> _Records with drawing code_
#####
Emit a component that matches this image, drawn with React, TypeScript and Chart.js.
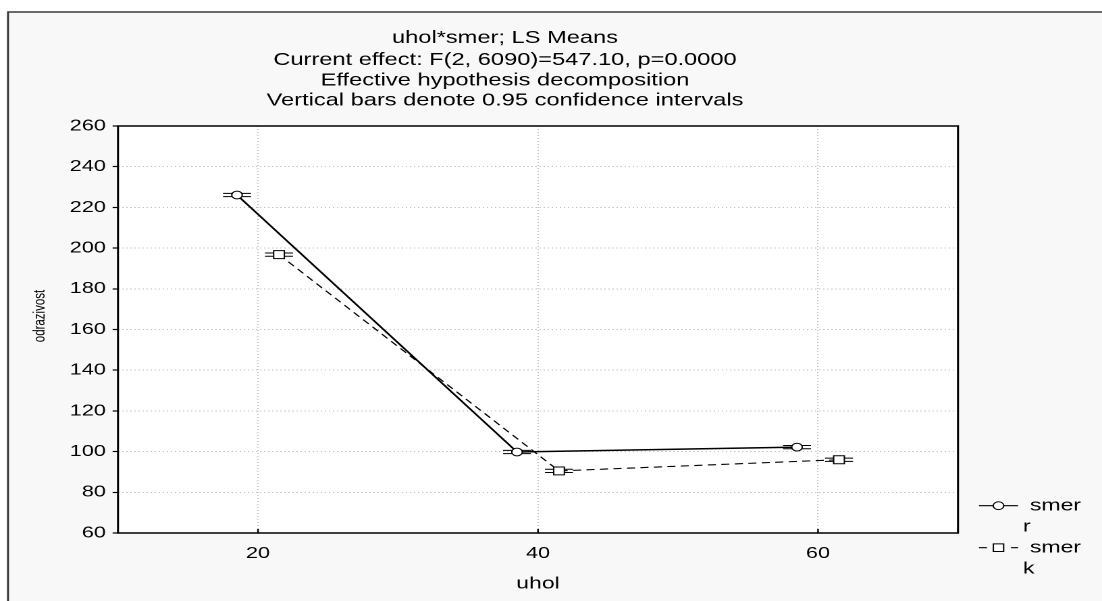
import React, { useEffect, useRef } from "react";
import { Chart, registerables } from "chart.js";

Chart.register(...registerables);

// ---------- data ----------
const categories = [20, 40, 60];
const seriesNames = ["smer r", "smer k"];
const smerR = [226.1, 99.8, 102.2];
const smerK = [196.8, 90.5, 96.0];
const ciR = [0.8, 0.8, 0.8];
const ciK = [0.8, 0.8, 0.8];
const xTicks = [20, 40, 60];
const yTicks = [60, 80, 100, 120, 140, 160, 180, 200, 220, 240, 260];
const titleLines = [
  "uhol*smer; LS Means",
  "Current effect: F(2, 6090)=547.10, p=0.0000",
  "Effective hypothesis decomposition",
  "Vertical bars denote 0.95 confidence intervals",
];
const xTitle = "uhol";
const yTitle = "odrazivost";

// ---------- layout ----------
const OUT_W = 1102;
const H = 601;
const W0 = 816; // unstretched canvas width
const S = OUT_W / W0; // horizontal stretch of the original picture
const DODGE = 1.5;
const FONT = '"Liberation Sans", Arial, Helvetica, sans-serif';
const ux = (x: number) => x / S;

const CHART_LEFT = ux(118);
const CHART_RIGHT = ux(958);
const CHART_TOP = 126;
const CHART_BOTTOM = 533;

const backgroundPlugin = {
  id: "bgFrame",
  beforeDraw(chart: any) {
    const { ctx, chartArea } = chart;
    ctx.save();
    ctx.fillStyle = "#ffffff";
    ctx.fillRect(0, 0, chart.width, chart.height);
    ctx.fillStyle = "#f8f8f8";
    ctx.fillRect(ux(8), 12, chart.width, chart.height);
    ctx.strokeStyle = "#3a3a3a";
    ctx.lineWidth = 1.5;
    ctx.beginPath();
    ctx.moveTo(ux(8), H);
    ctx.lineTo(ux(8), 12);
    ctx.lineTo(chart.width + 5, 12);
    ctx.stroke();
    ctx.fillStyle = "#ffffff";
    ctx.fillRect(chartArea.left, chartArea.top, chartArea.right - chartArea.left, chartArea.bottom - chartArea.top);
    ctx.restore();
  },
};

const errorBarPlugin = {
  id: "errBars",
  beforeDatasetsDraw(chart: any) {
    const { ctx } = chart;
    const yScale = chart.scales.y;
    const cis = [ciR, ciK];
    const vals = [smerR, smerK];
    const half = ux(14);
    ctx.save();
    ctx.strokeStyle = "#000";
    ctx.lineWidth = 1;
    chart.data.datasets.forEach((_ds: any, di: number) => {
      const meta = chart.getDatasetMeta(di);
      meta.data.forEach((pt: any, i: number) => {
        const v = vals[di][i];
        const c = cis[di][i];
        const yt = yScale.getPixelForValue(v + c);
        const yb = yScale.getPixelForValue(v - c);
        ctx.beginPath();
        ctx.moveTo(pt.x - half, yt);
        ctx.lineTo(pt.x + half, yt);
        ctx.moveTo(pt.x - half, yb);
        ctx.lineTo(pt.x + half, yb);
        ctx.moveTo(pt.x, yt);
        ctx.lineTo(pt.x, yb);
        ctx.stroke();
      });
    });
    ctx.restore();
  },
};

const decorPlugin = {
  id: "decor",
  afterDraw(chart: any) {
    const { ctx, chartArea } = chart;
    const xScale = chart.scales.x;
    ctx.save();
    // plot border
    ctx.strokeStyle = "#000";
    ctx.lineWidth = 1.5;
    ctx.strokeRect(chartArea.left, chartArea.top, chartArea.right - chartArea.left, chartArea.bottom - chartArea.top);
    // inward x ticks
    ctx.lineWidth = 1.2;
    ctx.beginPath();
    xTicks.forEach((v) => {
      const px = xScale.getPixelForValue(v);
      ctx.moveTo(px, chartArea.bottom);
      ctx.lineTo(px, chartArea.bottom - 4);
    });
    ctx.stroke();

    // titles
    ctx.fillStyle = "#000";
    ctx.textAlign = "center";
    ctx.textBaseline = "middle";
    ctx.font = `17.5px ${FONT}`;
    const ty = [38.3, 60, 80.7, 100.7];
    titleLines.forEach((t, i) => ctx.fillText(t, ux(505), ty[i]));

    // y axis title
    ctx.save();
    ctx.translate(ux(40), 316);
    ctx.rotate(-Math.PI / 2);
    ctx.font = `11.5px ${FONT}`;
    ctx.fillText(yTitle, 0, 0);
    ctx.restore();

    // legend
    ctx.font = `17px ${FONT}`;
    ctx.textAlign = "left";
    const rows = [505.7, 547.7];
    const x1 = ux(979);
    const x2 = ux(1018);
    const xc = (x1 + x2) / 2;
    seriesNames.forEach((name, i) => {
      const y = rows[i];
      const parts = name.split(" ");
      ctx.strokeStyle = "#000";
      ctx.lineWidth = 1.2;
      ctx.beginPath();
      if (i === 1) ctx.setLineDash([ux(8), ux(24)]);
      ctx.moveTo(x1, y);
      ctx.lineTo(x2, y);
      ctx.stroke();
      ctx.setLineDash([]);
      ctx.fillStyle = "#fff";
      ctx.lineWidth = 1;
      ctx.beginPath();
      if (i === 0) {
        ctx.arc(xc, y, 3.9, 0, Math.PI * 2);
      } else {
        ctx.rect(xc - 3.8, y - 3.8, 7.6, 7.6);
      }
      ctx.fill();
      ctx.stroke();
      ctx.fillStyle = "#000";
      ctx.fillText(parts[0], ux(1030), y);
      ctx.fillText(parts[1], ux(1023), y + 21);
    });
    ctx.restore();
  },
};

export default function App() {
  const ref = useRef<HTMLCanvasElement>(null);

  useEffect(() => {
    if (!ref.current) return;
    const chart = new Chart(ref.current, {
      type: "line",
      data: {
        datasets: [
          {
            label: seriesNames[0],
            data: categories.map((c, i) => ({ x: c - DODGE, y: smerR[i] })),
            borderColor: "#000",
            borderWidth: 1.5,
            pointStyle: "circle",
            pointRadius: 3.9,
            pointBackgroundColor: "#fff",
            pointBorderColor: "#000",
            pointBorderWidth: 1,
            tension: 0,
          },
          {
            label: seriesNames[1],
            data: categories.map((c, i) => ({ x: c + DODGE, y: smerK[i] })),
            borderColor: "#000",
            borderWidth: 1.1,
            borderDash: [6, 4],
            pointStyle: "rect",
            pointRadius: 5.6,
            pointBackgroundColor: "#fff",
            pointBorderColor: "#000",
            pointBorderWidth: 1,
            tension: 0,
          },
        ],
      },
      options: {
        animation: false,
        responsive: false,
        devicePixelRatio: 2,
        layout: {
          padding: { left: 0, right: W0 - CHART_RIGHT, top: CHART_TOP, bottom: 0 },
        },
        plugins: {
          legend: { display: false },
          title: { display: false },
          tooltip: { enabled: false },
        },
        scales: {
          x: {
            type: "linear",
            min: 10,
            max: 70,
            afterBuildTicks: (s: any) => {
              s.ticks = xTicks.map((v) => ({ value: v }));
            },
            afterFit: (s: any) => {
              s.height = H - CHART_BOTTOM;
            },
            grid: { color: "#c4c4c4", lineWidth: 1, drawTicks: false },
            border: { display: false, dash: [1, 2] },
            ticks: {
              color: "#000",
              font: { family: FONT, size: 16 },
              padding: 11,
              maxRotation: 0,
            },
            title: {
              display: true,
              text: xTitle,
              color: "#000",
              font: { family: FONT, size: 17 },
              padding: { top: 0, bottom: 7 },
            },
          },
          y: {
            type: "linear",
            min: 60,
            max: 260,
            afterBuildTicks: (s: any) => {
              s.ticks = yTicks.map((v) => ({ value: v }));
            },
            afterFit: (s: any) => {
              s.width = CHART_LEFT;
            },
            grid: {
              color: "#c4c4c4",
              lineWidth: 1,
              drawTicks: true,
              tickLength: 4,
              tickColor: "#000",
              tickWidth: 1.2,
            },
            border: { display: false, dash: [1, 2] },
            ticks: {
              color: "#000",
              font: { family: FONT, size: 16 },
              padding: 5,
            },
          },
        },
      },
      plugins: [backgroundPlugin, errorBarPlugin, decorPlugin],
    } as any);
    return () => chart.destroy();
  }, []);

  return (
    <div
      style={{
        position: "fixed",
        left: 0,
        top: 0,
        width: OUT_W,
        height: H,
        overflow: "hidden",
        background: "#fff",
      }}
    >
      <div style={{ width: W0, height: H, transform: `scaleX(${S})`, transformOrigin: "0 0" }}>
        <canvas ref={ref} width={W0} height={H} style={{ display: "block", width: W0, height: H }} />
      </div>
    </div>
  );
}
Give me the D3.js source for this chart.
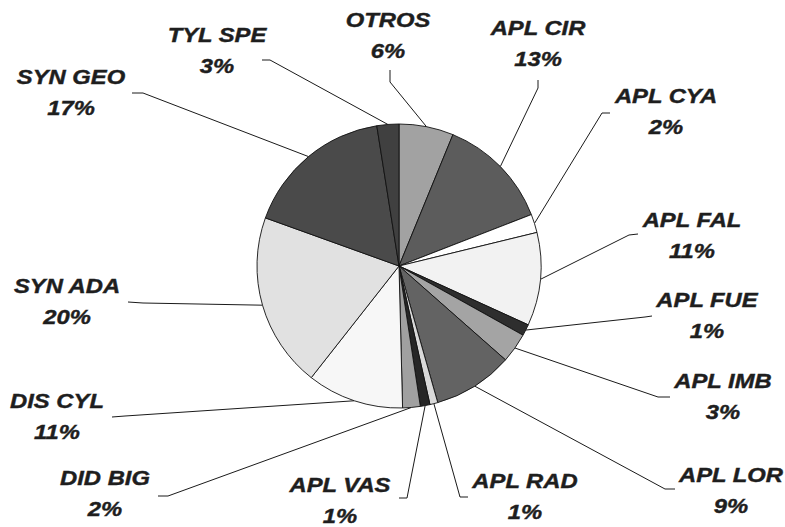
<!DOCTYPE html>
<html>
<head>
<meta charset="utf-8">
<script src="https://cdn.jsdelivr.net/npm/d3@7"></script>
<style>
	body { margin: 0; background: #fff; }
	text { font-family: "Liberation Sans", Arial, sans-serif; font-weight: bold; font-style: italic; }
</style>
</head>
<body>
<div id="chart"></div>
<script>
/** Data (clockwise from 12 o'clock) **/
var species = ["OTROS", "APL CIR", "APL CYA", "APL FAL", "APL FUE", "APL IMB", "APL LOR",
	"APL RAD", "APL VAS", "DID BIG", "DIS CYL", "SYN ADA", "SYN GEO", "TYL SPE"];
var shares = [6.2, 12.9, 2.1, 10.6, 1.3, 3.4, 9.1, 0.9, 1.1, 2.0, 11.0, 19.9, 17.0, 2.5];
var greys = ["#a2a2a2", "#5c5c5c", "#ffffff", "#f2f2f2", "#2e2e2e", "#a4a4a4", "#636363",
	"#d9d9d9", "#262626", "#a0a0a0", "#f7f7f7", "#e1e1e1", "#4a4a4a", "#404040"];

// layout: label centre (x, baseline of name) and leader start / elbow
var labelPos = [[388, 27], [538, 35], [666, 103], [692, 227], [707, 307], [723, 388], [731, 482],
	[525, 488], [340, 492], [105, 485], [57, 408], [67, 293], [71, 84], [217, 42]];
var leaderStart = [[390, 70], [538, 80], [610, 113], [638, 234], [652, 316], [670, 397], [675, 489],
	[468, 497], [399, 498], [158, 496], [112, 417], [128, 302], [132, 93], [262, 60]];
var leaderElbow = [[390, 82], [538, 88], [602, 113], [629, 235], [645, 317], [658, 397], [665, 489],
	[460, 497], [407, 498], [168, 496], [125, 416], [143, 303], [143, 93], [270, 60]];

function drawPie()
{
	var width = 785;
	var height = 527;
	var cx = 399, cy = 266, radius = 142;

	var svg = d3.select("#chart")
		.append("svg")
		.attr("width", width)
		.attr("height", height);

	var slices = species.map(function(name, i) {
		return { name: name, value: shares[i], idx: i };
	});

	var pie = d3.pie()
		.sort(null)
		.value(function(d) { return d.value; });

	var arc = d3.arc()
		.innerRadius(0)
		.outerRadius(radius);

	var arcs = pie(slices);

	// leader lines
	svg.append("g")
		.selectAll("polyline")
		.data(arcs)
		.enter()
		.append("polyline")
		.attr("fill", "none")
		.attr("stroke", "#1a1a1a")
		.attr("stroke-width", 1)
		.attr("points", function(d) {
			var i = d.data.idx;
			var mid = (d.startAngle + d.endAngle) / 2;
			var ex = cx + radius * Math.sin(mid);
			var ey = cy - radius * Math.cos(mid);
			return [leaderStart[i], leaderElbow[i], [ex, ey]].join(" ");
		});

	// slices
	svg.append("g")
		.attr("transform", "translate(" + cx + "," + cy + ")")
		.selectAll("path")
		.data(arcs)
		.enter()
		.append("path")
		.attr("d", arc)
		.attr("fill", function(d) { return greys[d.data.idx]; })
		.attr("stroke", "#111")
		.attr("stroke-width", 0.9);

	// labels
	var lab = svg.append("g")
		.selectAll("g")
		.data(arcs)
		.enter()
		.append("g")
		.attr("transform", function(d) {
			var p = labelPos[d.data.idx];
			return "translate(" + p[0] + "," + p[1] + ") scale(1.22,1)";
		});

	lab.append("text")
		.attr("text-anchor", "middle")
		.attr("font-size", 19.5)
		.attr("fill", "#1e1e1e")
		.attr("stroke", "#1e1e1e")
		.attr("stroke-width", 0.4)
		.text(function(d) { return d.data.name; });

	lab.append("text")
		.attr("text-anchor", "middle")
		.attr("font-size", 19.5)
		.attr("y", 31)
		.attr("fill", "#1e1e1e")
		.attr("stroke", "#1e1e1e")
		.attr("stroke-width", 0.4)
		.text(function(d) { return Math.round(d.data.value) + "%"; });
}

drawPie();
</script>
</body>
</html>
#####
Take the lines from the first line of the entries through the line with "Chart.register(...registerables);", inclusive, and give them again exactly, minus any pictures.

> _SOLUTION FOR THIS PROBLEM_
Emit a component that matches this image, drawn with React, TypeScript and Chart.js.
import React, { useEffect, useRef } from "react";
import { Chart, registerables } from "chart.js";

Chart.register(...registerables);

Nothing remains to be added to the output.